Validation came when their reimplementation ran a complete BD+ program for over two million instructions with 477 trap calls, producing register and memory states identical to those dumped from a real licensed player. In late October, Oopho2ei announced the first successful restoration of a BD+ protected movie — The Day After Tomorrow — running completely on open-source tools under Linux.
This codebase eventually became libbdplus, released by VideoLAN (the maintainers of the media player VLC)
in December 2013.
The arms race
Recall that CRI had designed BD+ for exactly this scenario - an ongoing cat-and-mouse game where each new disc carried updated defenses.
This is what they got:
Gantt chart showing BD+ protection generations from 2007 to 2010, with each generation's undefeated period shrinking from 8 months to weeks
The pattern is obvious. The first generation held for eight months. The second only held for one. After that, no generation of BD+ lasted more than a couple of months before SlySoft pushed an update. The “chess game” CRI had envisioned was there, it just turned out that one side was much faster than the other.
The ongoing cost did have one real consequence, though: in January 2009, SlySoft dropped lifetime update subscriptions for the first time in company history. BD+ was the first DRM system that actually made piracy expensive to maintain, because it had to be broken again with every new title.
An honest DRM
BD+’s designers were honest, unlike other DRM developers like Irdeto/Denuvo.

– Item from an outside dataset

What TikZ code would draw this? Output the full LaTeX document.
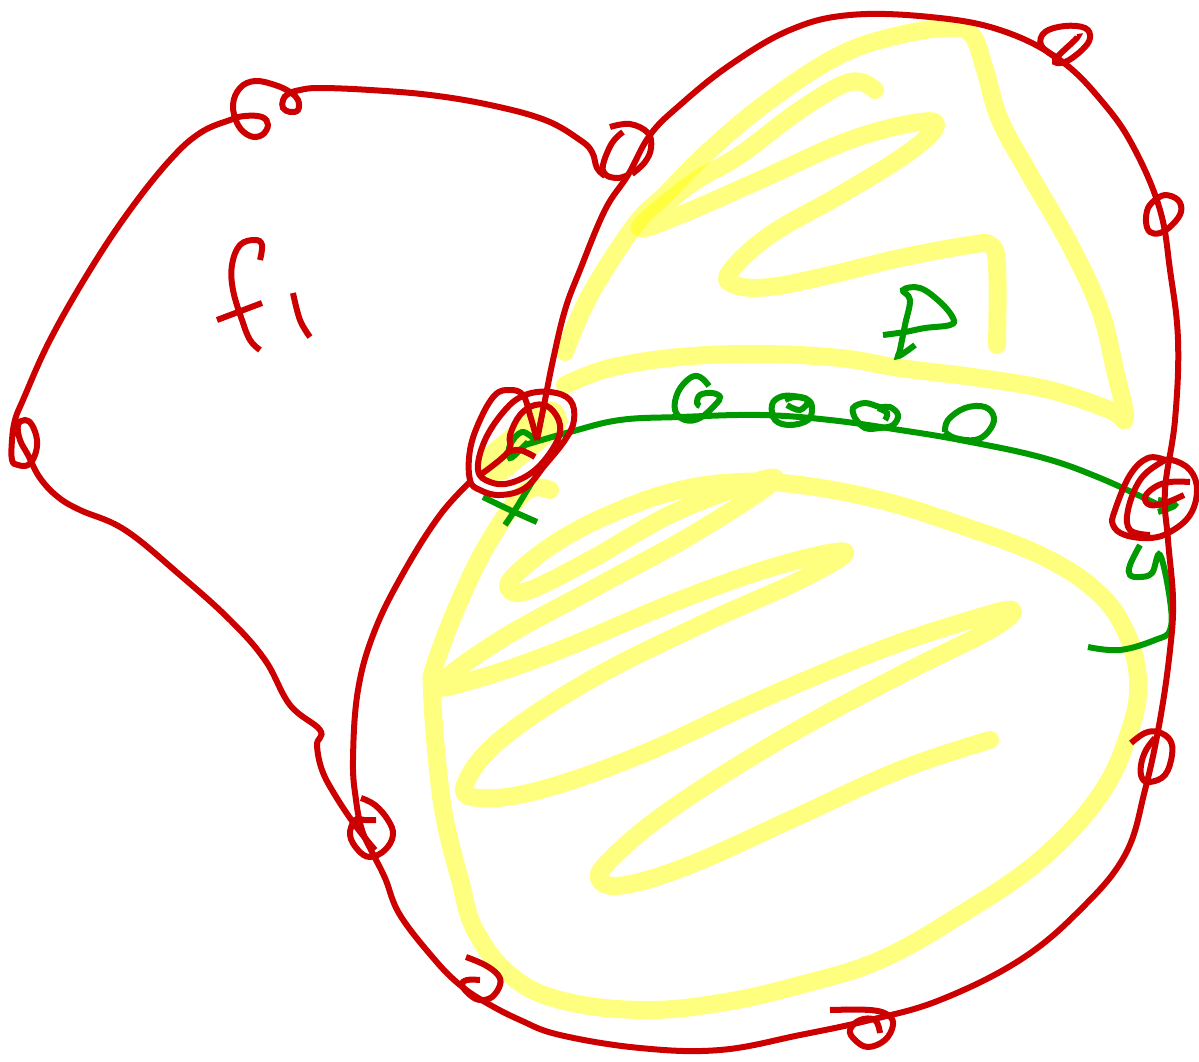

CRI’s original whitepaper concedes that “piracy, like credit card fraud and computer security, is a problem that cannot be solved completely.” BD+ was designed to delay, not prevent piracy. CRI partner Mike Rodgers explained the business logic to Stanford Magazine: since studios make 97% of their revenue in the first few weeks after release, even a few weeks of protection has commercial value.
An independent security evaluation by Matthew Green (who would go on to become one of the most respected cryptographers in the world) reached the same conclusion in 2005, before BD+ even shipped: “No device-side content protection system can withstand all attacks. We note explicitly that the protection offered by SPDC content code should be considered time-limited.”
This is a more defensible position than “unbreakable,” and if the industry had stuck to it, the BD+ story might be remembered more charitably. But analysts promised ten years, studios promoted it as the solution, and when it fell in eight months, the narrative was set.
The fox that wouldn’t die
SlySoft’s legal history is its own kind of DRM story.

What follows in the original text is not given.